Techniques for private prediction are based on a definition of privacy called differential privacy, which states that the output of an algorithm should look the same regardless of whether a specific data point was included as input. Even if you knew all the input data except one specific data point, you shouldn’t be able to infer much about that data point. Differential privacy is a very strong privacy guarantee, and is widely adopted in academia and industry (for example, in Facebook’s election data release).
Typically, differentially private prediction is achieved by introducing randomness somewhere in the prediction algorithm. For example, one can add random noise to the model parameters or the model predictions, randomly alter the loss function that is used to train the model, add noise to the parameter updates that are performed during training, or train multiple models on disjointed training sets and have the resulting models vote in a noisy way. For any of these approaches, it is possible to prove that the model predictions will be differentially private.

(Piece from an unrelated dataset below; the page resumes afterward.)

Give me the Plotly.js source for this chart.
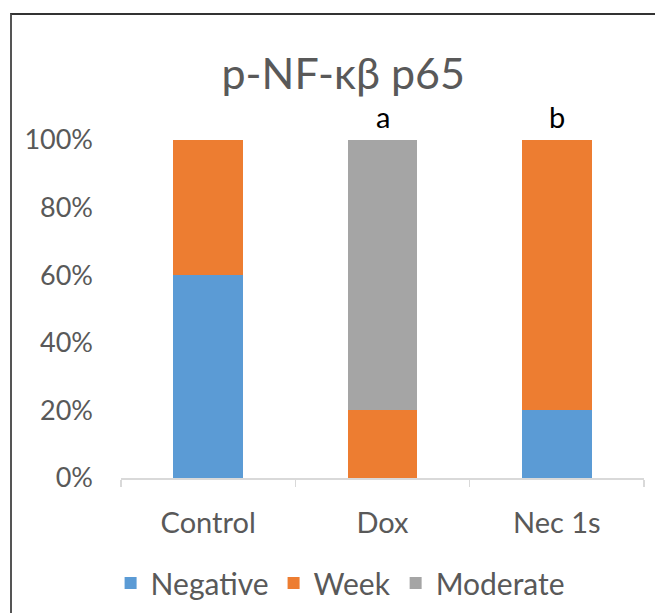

But which approach is best suited for a practical learning scenario?
Our study provides insight into this question. For example, we find that in most practical scenarios it is better to introduce noise in the model parameters than in the model prediction. The study makes visible a variety of trade-offs between accuracy, privacy, choice of private prediction method, and hyperparameters of that method.
We use ML models across our family of products, and it’s important for us to understand the privacy implications of these models. This research is part of a larger research effort at Facebook AI around privacy-preserving and responsible AI.
To make it easier for other researchers to study private prediction techniques, we are open-sourcing code that implements all the private prediction methods that we studied and that can be used to reproduce the results of our experiments.